:: Data section
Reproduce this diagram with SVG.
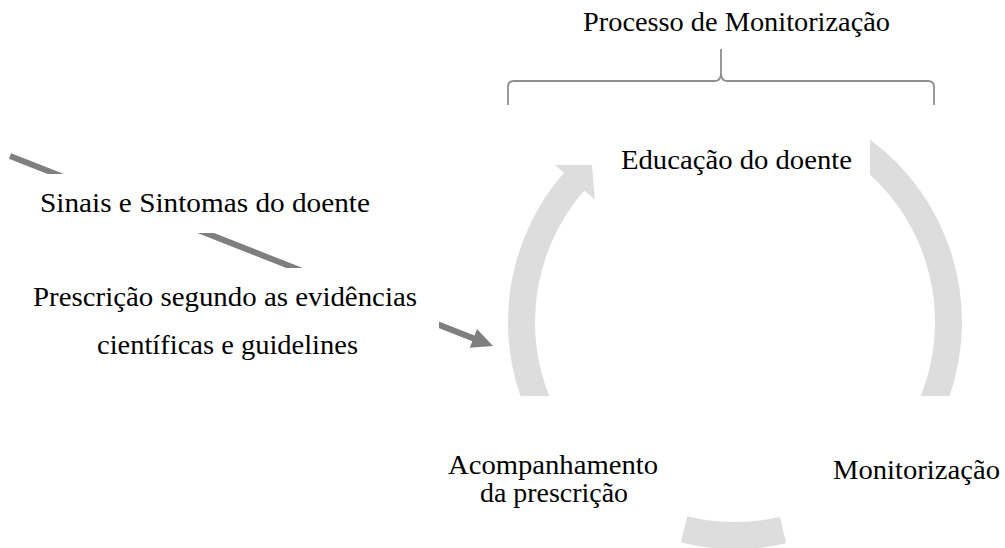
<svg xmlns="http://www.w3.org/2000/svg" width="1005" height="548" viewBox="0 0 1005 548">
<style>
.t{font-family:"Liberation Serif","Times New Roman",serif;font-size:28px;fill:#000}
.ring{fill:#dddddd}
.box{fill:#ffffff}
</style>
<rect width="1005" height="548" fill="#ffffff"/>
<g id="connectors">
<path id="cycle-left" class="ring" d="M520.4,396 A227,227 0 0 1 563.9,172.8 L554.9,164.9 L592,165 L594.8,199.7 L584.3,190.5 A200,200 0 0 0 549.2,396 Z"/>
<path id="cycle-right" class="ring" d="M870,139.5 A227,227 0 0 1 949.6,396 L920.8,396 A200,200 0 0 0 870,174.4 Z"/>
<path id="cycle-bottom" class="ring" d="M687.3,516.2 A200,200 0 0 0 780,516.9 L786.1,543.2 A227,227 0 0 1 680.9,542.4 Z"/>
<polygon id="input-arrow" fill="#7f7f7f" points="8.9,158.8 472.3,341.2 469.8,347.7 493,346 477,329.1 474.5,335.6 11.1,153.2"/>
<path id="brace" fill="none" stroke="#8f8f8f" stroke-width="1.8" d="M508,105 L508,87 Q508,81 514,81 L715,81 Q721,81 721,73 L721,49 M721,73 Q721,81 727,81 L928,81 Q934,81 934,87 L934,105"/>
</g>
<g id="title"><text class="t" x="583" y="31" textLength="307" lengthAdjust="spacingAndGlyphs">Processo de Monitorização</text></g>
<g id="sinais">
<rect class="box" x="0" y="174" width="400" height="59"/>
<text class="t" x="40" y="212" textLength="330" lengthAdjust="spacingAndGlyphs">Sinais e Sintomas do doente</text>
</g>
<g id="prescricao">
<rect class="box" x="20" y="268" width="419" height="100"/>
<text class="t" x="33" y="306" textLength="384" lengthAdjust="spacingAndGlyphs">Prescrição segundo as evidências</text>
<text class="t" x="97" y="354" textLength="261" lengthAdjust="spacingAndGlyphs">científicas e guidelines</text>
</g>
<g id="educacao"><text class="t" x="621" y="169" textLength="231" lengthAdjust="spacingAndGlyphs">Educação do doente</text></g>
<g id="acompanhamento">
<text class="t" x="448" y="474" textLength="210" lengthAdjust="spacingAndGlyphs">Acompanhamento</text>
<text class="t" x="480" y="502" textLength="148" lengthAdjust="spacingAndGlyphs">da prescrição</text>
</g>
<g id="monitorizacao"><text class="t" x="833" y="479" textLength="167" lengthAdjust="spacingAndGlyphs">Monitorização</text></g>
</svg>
::::
Brief
Give the data above again in full and unchanged, skipping the pictures.

Final result
Reproduce this diagram with SVG.
<svg xmlns="http://www.w3.org/2000/svg" width="1005" height="548" viewBox="0 0 1005 548">
<style>
.t{font-family:"Liberation Serif","Times New Roman",serif;font-size:28px;fill:#000}
.ring{fill:#dddddd}
.box{fill:#ffffff}
</style>
<rect width="1005" height="548" fill="#ffffff"/>
<g id="connectors">
<path id="cycle-left" class="ring" d="M520.4,396 A227,227 0 0 1 563.9,172.8 L554.9,164.9 L592,165 L594.8,199.7 L584.3,190.5 A200,200 0 0 0 549.2,396 Z"/>
<path id="cycle-right" class="ring" d="M870,139.5 A227,227 0 0 1 949.6,396 L920.8,396 A200,200 0 0 0 870,174.4 Z"/>
<path id="cycle-bottom" class="ring" d="M687.3,516.2 A200,200 0 0 0 780,516.9 L786.1,543.2 A227,227 0 0 1 680.9,542.4 Z"/>
<polygon id="input-arrow" fill="#7f7f7f" points="8.9,158.8 472.3,341.2 469.8,347.7 493,346 477,329.1 474.5,335.6 11.1,153.2"/>
<path id="brace" fill="none" stroke="#8f8f8f" stroke-width="1.8" d="M508,105 L508,87 Q508,81 514,81 L715,81 Q721,81 721,73 L721,49 M721,73 Q721,81 727,81 L928,81 Q934,81 934,87 L934,105"/>
</g>
<g id="title"><text class="t" x="583" y="31" textLength="307" lengthAdjust="spacingAndGlyphs">Processo de Monitorização</text></g>
<g id="sinais">
<rect class="box" x="0" y="174" width="400" height="59"/>
<text class="t" x="40" y="212" textLength="330" lengthAdjust="spacingAndGlyphs">Sinais e Sintomas do doente</text>
</g>
<g id="prescricao">
<rect class="box" x="20" y="268" width="419" height="100"/>
<text class="t" x="33" y="306" textLength="384" lengthAdjust="spacingAndGlyphs">Prescrição segundo as evidências</text>
<text class="t" x="97" y="354" textLength="261" lengthAdjust="spacingAndGlyphs">científicas e guidelines</text>
</g>
<g id="educacao"><text class="t" x="621" y="169" textLength="231" lengthAdjust="spacingAndGlyphs">Educação do doente</text></g>
<g id="acompanhamento">
<text class="t" x="448" y="474" textLength="210" lengthAdjust="spacingAndGlyphs">Acompanhamento</text>
<text class="t" x="480" y="502" textLength="148" lengthAdjust="spacingAndGlyphs">da prescrição</text>
</g>
<g id="monitorizacao"><text class="t" x="833" y="479" textLength="167" lengthAdjust="spacingAndGlyphs">Monitorização</text></g>
</svg>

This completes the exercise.